In discussing section 4 1/2 of article VI of our Constitution, the court, in the case of People v. O'Bryan, 165 Cal. 55, 65 [130 P. 1042, 1046], states: "Section 4 1/2 of article VI of our constitution must be given at least the effect of abrogating the old rule that prejudice is presumed from any error of law. Where error is shown it is the duty of the court to examine the evidence and ascertain from such examination whether the error did or did not in fact work any injury. The mere fact of error does not make out a prima facie case for reversal which must be overcome by a clear showing that no injury could have resulted."
It appears that appellant Eli, testifying in his own behalf, was permitted to testify at considerable length concerning the circumstances under which he made the statement in question. The substance of his contention that the statement was not freely and voluntarily made was apparently *Page 485 based on his subsequent testimony that he was told it would be better for him to plead guilty and that he was continually questioned for a considerable period of time.
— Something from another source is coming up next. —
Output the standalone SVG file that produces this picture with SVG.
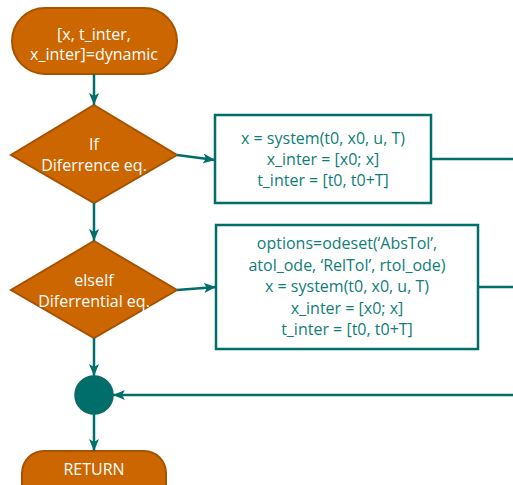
<svg xmlns="http://www.w3.org/2000/svg" width="513" height="485" viewBox="0 0 513 485">
<defs>
<style>
.term{fill:#CC6600;stroke:#A85200;stroke-width:2}
.dec{fill:#CC6600;stroke:#A85200;stroke-width:2}
.box{fill:#fff;stroke:#006E6A;stroke-width:2.5}
.wt{fill:#fff;font-family:"Open Sans","Liberation Sans",Arial,sans-serif;font-size:16px;text-anchor:middle}
.tt{fill:#0F7E78;font-family:"Open Sans","Liberation Sans",Arial,sans-serif;font-size:16px;text-anchor:middle}
.ln{stroke:#006E6A;stroke-width:2.5;fill:none}
</style>
<marker id="ah" viewBox="0 0 12 10" refX="12" refY="5" markerWidth="12" markerHeight="10" markerUnits="userSpaceOnUse" orient="auto">
<path d="M0,0 L12,5 L0,10 L3,5 Z" fill="#006E6A"/>
</marker>
</defs>
<g id="start">
<rect class="term" x="12" y="8" width="165" height="66" rx="33"/>
<text class="wt" x="94" y="40">[x, t_inter,</text>
<text class="wt" x="94" y="60">x_inter]=dynamic</text>
</g>
<g id="if">
<polygon class="dec" points="94,105 177,155 94,203 11,155"/>
<text class="wt" x="94" y="150">If</text>
<text class="wt" x="94" y="171">Diferrence eq.</text>
</g>
<g id="box1">
<rect class="box" x="215" y="115" width="216" height="88"/>
<text class="tt" x="323" y="144">x = system(t0, x0, u, T)</text>
<text class="tt" x="323" y="165">x_inter = [x0; x]</text>
<text class="tt" x="323" y="186">t_inter = [t0, t0+T]</text>
</g>
<g id="elseif">
<polygon class="dec" points="94,241 177,290 94,338 11,290"/>
<text class="wt" x="94" y="286">elseIf</text>
<text class="wt" x="94" y="307">Diferrential eq.</text>
</g>
<g id="box2">
<rect class="box" x="216" y="225" width="262" height="124"/>
<text class="tt" x="347" y="249">options=odeset(‘AbsTol’,</text>
<text class="tt" x="347" y="271">atol_ode, ‘RelTol’, rtol_ode)</text>
<text class="tt" x="347" y="292">x = system(t0, x0, u, T)</text>
<text class="tt" x="347" y="314">x_inter = [x0; x]</text>
<text class="tt" x="347" y="335">t_inter = [t0, t0+T]</text>
</g>
<g id="merge">
<circle cx="94" cy="395" r="19" fill="#006E6A" stroke="#0A6B66" stroke-width="1.5"/>
</g>
<g id="return">
<rect class="term" x="22" y="451" width="144" height="60" rx="22"/>
<text class="wt" x="94" y="475">RETURN</text>
</g>
<g id="connectors">
<line class="ln" x1="94" y1="74" x2="94" y2="105" marker-end="url(#ah)"/>
<line class="ln" x1="177" y1="155" x2="215" y2="160" marker-end="url(#ah)"/>
<line class="ln" x1="431" y1="159" x2="513" y2="159"/>
<line class="ln" x1="94" y1="203" x2="94" y2="241" marker-end="url(#ah)"/>
<line class="ln" x1="177" y1="290" x2="216" y2="287" marker-end="url(#ah)"/>
<line class="ln" x1="478" y1="287" x2="513" y2="287"/>
<line class="ln" x1="94" y1="338" x2="94" y2="376" marker-end="url(#ah)"/>
<line class="ln" x1="513" y1="395" x2="113" y2="395" marker-end="url(#ah)"/>
<line class="ln" x1="94" y1="414" x2="94" y2="451" marker-end="url(#ah)"/>
</g>
</svg>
He testified further in regard to the statement, that only a portion of it was true and that the statement which he made admitting his connection with the fire was made only after a long course of questioning. Appellant Eli stated: "Yes, they said they would help me all they could, and I was arrested and made statements naturally of things that wasn't a fact, and I didn't know anything about how to get out of it." However, on cross-examination defendant Eli admitted that the following question had been asked him during the course of making his statement heretofore referred to: "Q. Now with that in mind and understanding there is absolutely no promises of immunity or reward either by myself or anyone else, do you want to tell me what happened?" To which appellant Eli answered: "Can you fix it up some way so I can get away by Monday evening to fix things up?"
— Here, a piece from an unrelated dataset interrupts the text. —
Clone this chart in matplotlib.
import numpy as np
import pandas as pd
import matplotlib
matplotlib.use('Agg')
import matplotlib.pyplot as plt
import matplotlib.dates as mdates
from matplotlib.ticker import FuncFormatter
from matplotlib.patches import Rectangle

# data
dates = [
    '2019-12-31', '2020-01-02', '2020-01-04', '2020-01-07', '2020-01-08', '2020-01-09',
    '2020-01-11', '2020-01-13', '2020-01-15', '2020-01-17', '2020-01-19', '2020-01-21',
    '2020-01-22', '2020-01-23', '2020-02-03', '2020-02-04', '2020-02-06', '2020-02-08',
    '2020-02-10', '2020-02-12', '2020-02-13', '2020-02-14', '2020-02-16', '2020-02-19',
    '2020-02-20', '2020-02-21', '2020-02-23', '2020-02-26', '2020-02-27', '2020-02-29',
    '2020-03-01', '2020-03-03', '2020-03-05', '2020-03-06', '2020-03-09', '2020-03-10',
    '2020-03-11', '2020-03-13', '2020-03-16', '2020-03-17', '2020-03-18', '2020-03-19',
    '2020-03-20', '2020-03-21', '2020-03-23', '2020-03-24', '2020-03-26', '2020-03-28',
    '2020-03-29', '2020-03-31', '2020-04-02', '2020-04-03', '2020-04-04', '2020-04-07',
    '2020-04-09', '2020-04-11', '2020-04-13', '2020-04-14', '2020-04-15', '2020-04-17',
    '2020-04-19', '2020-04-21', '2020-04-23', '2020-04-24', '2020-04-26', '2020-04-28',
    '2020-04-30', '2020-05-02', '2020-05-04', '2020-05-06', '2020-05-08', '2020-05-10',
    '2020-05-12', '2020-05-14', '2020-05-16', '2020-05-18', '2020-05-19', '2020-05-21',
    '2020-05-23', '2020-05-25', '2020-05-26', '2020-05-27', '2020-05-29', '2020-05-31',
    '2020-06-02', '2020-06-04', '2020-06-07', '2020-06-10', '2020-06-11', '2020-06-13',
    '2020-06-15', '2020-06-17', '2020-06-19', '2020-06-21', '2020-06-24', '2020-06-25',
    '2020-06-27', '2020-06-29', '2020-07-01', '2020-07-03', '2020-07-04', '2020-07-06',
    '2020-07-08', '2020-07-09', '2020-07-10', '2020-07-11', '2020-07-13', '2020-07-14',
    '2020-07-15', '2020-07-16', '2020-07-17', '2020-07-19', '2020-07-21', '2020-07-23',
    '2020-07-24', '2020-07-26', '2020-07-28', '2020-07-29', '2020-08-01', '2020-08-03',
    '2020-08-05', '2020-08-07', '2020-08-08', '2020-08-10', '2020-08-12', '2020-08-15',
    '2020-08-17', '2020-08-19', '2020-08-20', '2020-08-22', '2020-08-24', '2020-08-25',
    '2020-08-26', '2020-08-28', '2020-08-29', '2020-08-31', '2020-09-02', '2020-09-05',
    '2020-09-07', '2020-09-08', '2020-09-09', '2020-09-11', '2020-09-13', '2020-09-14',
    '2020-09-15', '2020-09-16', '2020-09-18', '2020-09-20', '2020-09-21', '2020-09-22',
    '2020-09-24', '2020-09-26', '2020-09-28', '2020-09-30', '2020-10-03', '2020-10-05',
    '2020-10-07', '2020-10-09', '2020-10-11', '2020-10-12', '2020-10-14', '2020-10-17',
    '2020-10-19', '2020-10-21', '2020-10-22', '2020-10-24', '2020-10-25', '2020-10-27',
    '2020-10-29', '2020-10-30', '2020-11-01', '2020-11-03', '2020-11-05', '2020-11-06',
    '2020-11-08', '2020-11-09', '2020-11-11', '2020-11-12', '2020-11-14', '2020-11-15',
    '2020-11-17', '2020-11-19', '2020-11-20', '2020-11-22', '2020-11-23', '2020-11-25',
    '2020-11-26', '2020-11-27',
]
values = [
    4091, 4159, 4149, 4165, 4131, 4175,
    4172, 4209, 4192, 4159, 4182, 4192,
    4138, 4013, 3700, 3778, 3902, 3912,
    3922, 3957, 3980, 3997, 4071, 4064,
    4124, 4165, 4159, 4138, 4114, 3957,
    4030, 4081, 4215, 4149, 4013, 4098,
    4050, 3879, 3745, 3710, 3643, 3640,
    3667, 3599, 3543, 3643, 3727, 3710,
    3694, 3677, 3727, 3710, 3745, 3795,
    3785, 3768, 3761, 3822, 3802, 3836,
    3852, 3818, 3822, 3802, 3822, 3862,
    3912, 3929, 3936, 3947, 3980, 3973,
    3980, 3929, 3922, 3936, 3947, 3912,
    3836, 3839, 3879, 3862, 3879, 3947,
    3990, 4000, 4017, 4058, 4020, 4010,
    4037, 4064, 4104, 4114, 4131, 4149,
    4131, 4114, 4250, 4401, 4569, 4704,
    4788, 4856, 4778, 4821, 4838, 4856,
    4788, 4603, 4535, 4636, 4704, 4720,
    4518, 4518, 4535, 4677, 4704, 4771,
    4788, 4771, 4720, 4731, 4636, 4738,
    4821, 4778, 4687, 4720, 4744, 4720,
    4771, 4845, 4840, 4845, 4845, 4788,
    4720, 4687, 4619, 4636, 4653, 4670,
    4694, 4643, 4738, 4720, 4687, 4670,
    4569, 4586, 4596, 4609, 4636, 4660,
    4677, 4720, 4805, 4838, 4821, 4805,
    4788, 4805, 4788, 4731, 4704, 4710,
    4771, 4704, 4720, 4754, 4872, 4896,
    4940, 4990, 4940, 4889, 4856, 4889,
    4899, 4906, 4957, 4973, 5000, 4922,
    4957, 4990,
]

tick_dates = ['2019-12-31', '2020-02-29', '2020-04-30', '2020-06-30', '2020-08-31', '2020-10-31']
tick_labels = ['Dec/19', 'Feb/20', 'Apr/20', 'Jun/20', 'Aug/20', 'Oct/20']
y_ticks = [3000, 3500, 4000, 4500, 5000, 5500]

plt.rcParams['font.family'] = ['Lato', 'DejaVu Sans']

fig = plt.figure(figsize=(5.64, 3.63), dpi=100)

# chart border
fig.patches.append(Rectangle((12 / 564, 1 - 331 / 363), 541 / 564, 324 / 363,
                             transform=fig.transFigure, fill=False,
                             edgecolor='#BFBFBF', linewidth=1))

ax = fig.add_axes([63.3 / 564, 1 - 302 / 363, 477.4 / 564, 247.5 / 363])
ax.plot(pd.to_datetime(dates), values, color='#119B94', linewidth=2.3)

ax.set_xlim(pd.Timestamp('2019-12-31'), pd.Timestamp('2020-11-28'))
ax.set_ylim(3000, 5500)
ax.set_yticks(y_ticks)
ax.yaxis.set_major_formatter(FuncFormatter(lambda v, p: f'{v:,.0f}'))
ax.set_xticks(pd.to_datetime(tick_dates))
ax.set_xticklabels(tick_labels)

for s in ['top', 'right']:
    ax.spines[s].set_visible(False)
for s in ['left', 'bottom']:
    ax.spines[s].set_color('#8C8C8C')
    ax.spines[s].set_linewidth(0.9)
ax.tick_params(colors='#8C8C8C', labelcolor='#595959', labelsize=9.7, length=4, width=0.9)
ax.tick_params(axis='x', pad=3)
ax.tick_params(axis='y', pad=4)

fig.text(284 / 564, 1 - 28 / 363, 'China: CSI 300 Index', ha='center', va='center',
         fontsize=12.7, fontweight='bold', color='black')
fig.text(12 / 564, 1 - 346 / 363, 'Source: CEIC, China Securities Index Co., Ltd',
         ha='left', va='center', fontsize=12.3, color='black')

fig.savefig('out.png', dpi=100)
It appears from the record that the deputy district attorney, to whom appellant Eli made the statements, took every available precaution to inform appellant of his rights, and although appellant was questioned several hours in the office of the district attorney, his own testimony, taken as a whole, clearly indicates that the statement was made freely and voluntarily on his part. The appellant Eli's testimony above quoted, "Yes, they said they would help me all they could . . .", is the only testimony in the record touching upon the subject of whether or not the confession was free and voluntary. Certainly there is nothing in it to indicate in the slightest degree that it could be construed as a threat or regarded as a promise. In fact it held out no inducement of any kind. We are fully satisfied, after consideration of the entire record, that the statement of appellant Eli was freely and voluntarily given.
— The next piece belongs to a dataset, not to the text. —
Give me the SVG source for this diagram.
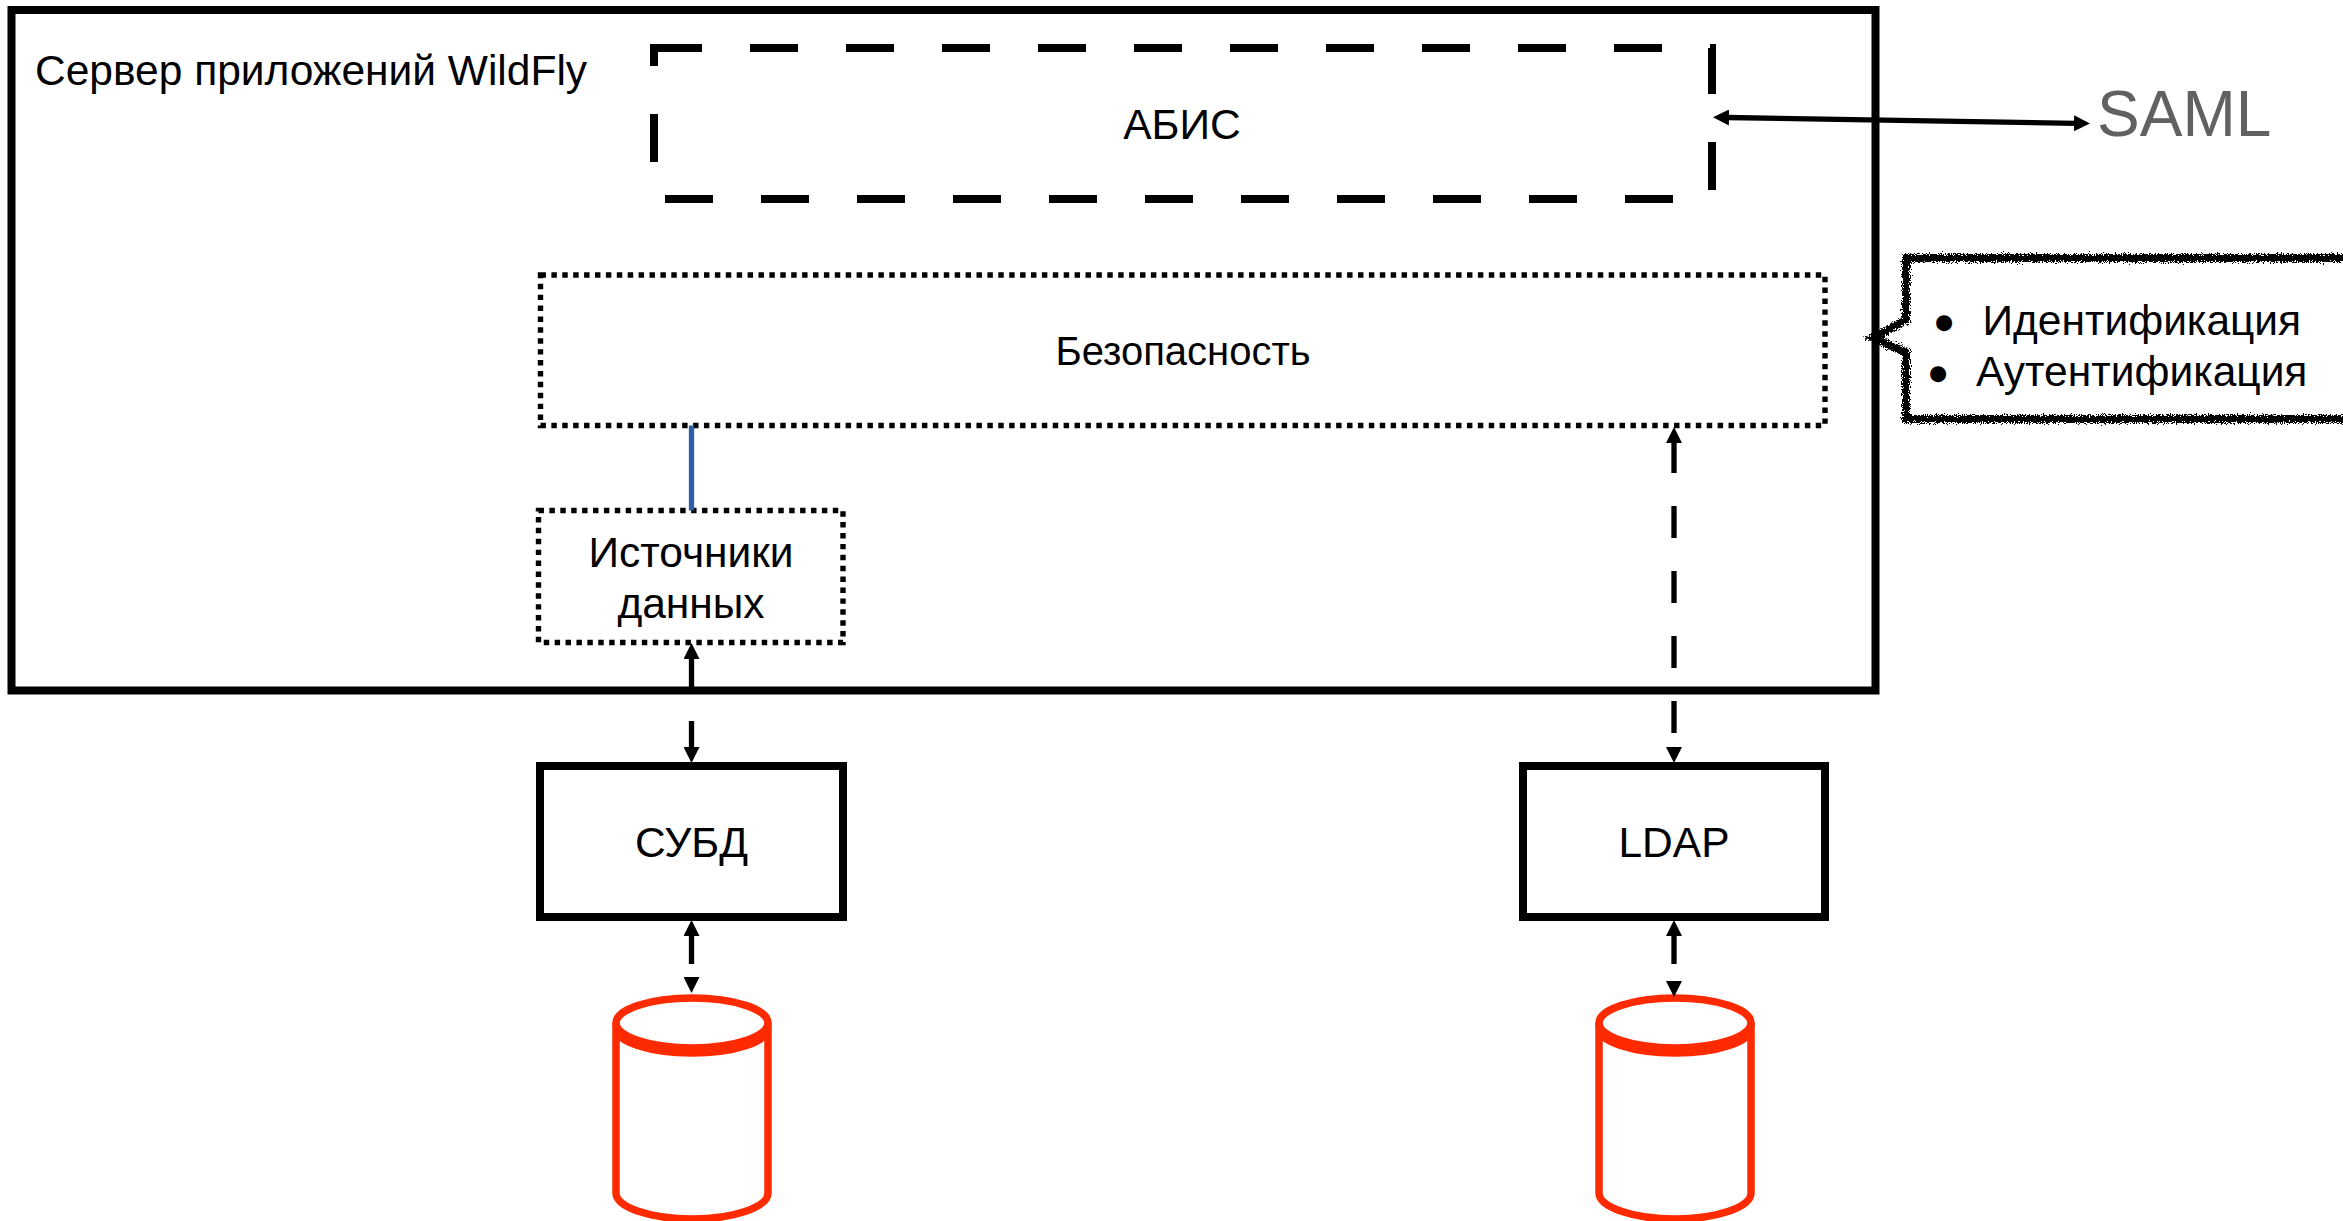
<svg xmlns="http://www.w3.org/2000/svg" width="2343" height="1221" viewBox="0 0 2343 1221">
<style>
text{font-family:"Liberation Sans",Arial,sans-serif;font-size:42.5px;fill:#000}
.c{text-anchor:middle}
.box{fill:none;stroke:#000;stroke-width:8}
.dash{fill:none;stroke:#000;stroke-width:8;stroke-dasharray:48 48}
.dot{fill:none;stroke:#000;stroke-width:5.4;stroke-dasharray:5.45 5.45}
.line{fill:none;stroke:#000;stroke-width:5.3}
.arr{marker-start:url(#head);marker-end:url(#head)}
.cyl{fill:none;stroke:#ff2a00;stroke-width:7.5}
.bul{font-size:42px;stroke:#000;stroke-width:4.5}
</style>
<defs>
<marker id="head" markerUnits="userSpaceOnUse" markerWidth="16" markerHeight="16" viewBox="0 0 16 16" refX="2" refY="8" orient="auto-start-reverse"><path d="M0 0L16 8L0 16Z" fill="#000"/></marker>
<filter id="rough" filterUnits="userSpaceOnUse" x="1850" y="235" width="520" height="205"><feTurbulence type="fractalNoise" baseFrequency="0.85" numOctaves="2" seed="4" result="n"/><feDisplacementMap in="SourceGraphic" in2="n" scale="9" xChannelSelector="R" yChannelSelector="G"/></filter>
<g id="cylinder"><ellipse class="cyl" cx="0" cy="1023" rx="76" ry="25"/><path class="cyl" d="M-76 1023V1193C-76 1207 -42 1219 0 1219C42 1219 76 1207 76 1193V1023M-76 1028C-76 1042 -42 1053 0 1053C42 1053 76 1042 76 1028"/></g>
</defs>
<rect width="2343" height="1221" fill="#fff"/>
<g id="server"><rect class="box" x="11.5" y="10" width="1864" height="680.5"/><text x="35" y="85">Сервер приложений WildFly</text></g>
<g id="abis"><rect class="dash" x="654" y="48" width="1058" height="151"/><text class="c" x="1182" y="139">АБИС</text></g>
<g id="security"><rect class="dot" x="540.5" y="275" width="1284.5" height="150.5"/><text class="c" x="1183" y="365" style="font-size:40px">Безопасность</text></g>
<g id="datasources"><rect class="dot" x="538.5" y="510.5" width="304.5" height="132"/><text class="c" x="691" y="567">Источники</text><text class="c" x="691" y="618">данных</text></g>
<g id="dbms"><rect class="box" x="540" y="766" width="303" height="151"/><text class="c" x="691.5" y="857">СУБД</text></g>
<g id="ldap"><rect class="box" x="1523" y="766" width="302" height="151"/><text class="c" x="1674" y="857">LDAP</text></g>
<use id="db1" href="#cylinder" x="692"/>
<use id="db2" href="#cylinder" x="1675"/>
<g id="saml"><text x="2097" y="136" style="font-size:64px;fill:#616161">SAML</text></g>
<g id="connectors">
<path d="M691.5 425.5V510.5" fill="none" stroke="#2e5ea6" stroke-width="5.3"/>
<path class="line arr" d="M691.5 657V749" stroke-dasharray="34 30 30"/>
<path class="line arr" d="M691.5 934V979" stroke-dasharray="30 100"/>
<path class="line arr" d="M1674 441V749" stroke-dasharray="32 33"/>
<path class="line arr" d="M1674 934V983" stroke-dasharray="30 100"/>
<path class="line arr" d="M1727 117.5L2076 123.3"/>
</g>
<g id="callout">
<path d="M2342.5 263V413" fill="none" stroke="#ccc" stroke-width="1"/>
<path d="M2360 258H1906V320L1873 338L1906 352V419H2360" fill="#fff" stroke="#000" stroke-width="8" filter="url(#rough)"/>
<text x="1982.5" y="335">Идентификация</text>
<text x="1976" y="386">Аутентификация</text>
<text class="c bul" x="1944" y="337">•</text>
<text class="c bul" x="1938" y="388">•</text>
</g>
</svg>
After thorough examination of the case, including the evidence, and particularly appellant Eli's explanation of the circumstances under which his statement was given, we are of the opinion that no trial judge would have excluded the statement or confession had he heard appellant's testimony before ruling upon its admissibility. *Page 486
The appellants had the benefit of the appellant Eli's version of the circumstances under which the statement or confession was given and his testimony on the subject fails utterly to show that his statement was not given voluntarily, and in itself shows conclusively that he was not prejudiced by the error. The record as a whole so strongly indicates the guilt of the defendants, even without considering the alleged confession, that a reversal cannot reasonably be had on account of such error.
There being ample evidence pointing to the guilt of the defendants and the error complained of not prejudicing the substantial rights of the defendants, it follows that the judgments must be affirmed. (Sec. 4 1/2, art. VI, Const.)
The judgments and orders appealed from are affirmed.
Barnard, P.J., and Marks, J., concurred.